David Garamond
11/20/2004 4:04:00 AM
Mark VanOrman wrote:
> I'm about to embark on a large scale project. It's basically a rewrite of a
> current application that processes e-commerce transactions. (sending cc
> info to bank platforms, creating records in db, handling reporting and the
> like. Average load is about 50,000 transactions/day). The current
> application is written in PHP as a cgi script. Mod_php is installed on
> apache for speed. The main reason for the rewrite is the code clutter and
> really bad design.
>
> I'm supposed to write the application in JAVA, but willing to give Ruby a
> chance, because of nicer syntax and other neat features. My main concerns
> are
>
> 1- can Ruby handle such a mission critical applications as far as
> reliability and speed?
well, if you trust php for "mission critical" application, then i don't
see why you wouldn't trust ruby. i have given up php for things "mission
critical" because the 4.x series change too much and introduce many bugs
and/or incompatibilities between minor releases. i mean, on one release
the default for something is on, on another it's off. the API is
horrible, it's inconsistent and it changes a lot. it drives me crazy.

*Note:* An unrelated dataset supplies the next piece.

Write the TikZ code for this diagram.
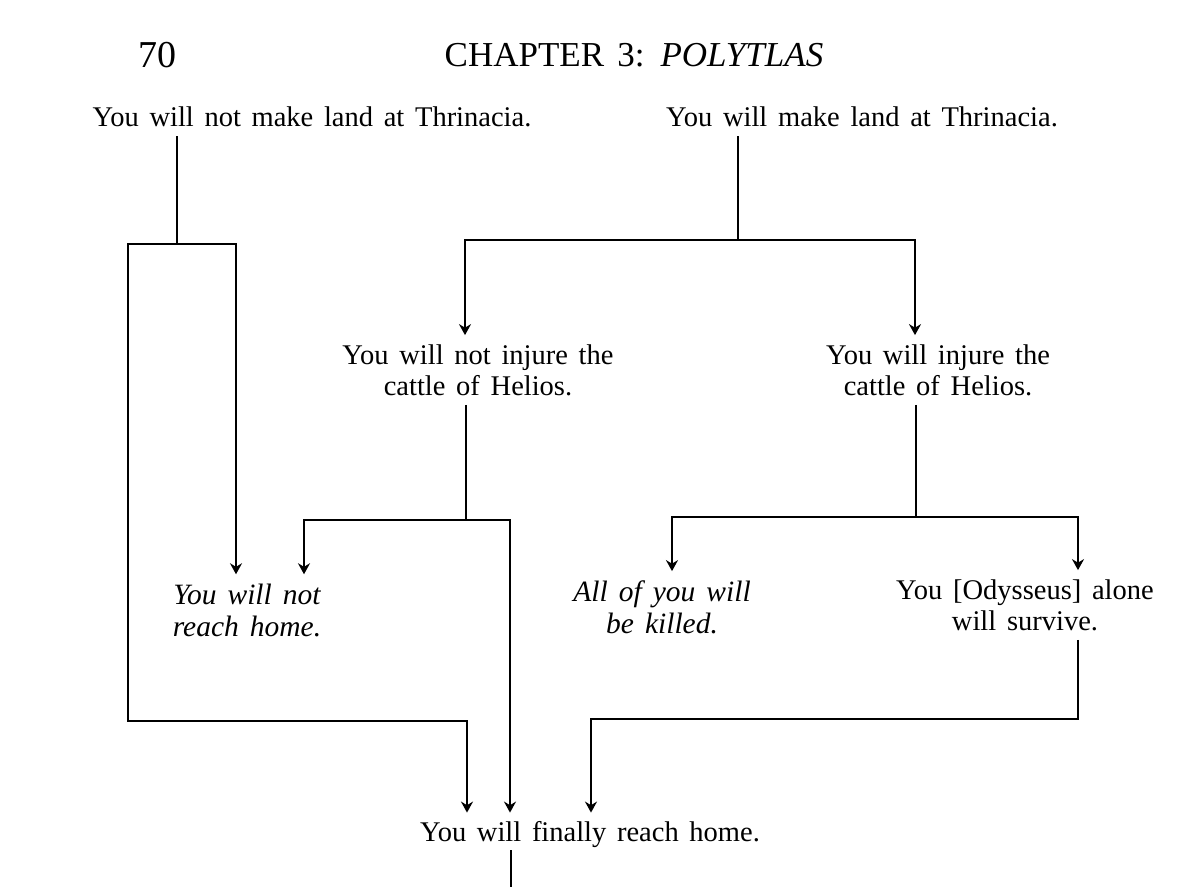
\documentclass[tikz,border=0pt]{standalone}
\usepackage{fontspec}
\setmainfont{Liberation Serif}[WordSpace=1.5]
\usetikzlibrary{arrows.meta}

\begin{document}
\begin{tikzpicture}[x=1pt, y=-1pt, line width=2.6pt,
    fate/.style={align=center, inner xsep=0pt, inner ysep=8pt, font=\fontsize{28.5}{31}\selectfont},
    doom/.style={fate, font=\fontsize{29.5}{32}\selectfont\itshape},
    >={Stealth[length=11pt, width=12pt]}]
\useasboundingbox (0,0) rectangle (1200,887);
% Heading
\node[font=\fontsize{38}{38}\selectfont] (page) at (157,55) {70};
\node[font=\fontsize{35}{35}\selectfont] (chapter) at (634,55) {CHAPTER 3: \textit{POLYTLAS}};
% Nodes
\node[fate] (noland) at (312,117) {You will not make land at Thrinacia.};
\node[fate] (land) at (862,117) {You will make land at Thrinacia.};
\node[fate] (spare) at (478,370) {You will not injure the\\cattle of Helios.};
\node[fate] (injure) at (938,370) {You will injure the\\cattle of Helios.};
\node[doom] (nohome) at (247,610) {You will not\\reach home.};
\node[doom] (killed) at (662,607) {All of you will\\be killed.};
\node[fate] (alone) at (1025,605) {You [Odysseus] alone\\will survive.};
\node[fate] (home) at (590,835) {You will finally reach home.};
% Junctions
\coordinate (j1) at (177,244);
\coordinate (l1) at (128,244);
\coordinate (r1) at (236,244);
\coordinate (b1) at (467,721);
\coordinate (j2) at (738,240);
\coordinate (l2) at (465,240);
\coordinate (r2) at (915,240);
\coordinate (j3) at (466,520);
\coordinate (l3) at (304,520);
\coordinate (r3) at (510,520);
\coordinate (j4) at (916,517);
\coordinate (l4) at (672,517);
\coordinate (r4) at (1078,517);
\coordinate (r5) at (1078,719);
\coordinate (b5) at (591,719);
\coordinate (tail) at (511,887);
% Edges
\draw (noland.south -| j1) -- (j1);
\draw[->] (j1) -- (l1) |- (b1) -- (b1 |- home.north);
\draw[->] (j1) -- (r1) -- (r1 |- nohome.north);
\draw (land.south -| j2) -- (j2);
\draw[->] (j2) -- (l2) -- (l2 |- spare.north);
\draw[->] (j2) -- (r2) -- (r2 |- injure.north);
\draw (spare.south -| j3) -- (j3);
\draw[->] (j3) -- (l3) -- (l3 |- nohome.north);
\draw[->] (j3) -- (r3) -- (r3 |- home.north);
\draw (injure.south -| j4) -- (j4);
\draw[->] (j4) -- (l4) -- (l4 |- killed.north);
\draw[->] (j4) -- (r4) -- (r4 |- alone.north);
\draw[->] (alone.south -| r5) -- (r5) -- (b5) -- (b5 |- home.north);
\draw[shorten <=-7pt] (home.south -| tail) -- (tail);
\end{tikzpicture}
\end{document}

hm, bad design and php usually go along together a lot :-) the language
itself is badly designed, the paradigm is about mixing code & content,
it's no wonder...
> 3- From your experiance, would you think it's better to develop an
> application like this as a cgi(people would post transes to apache) or as a
> standalone server(post directly to ruby)?
there are many alternatives if you want to go faster than CGI: fastcgi,
Apache module, standalone daemon. all can and has be done with ruby.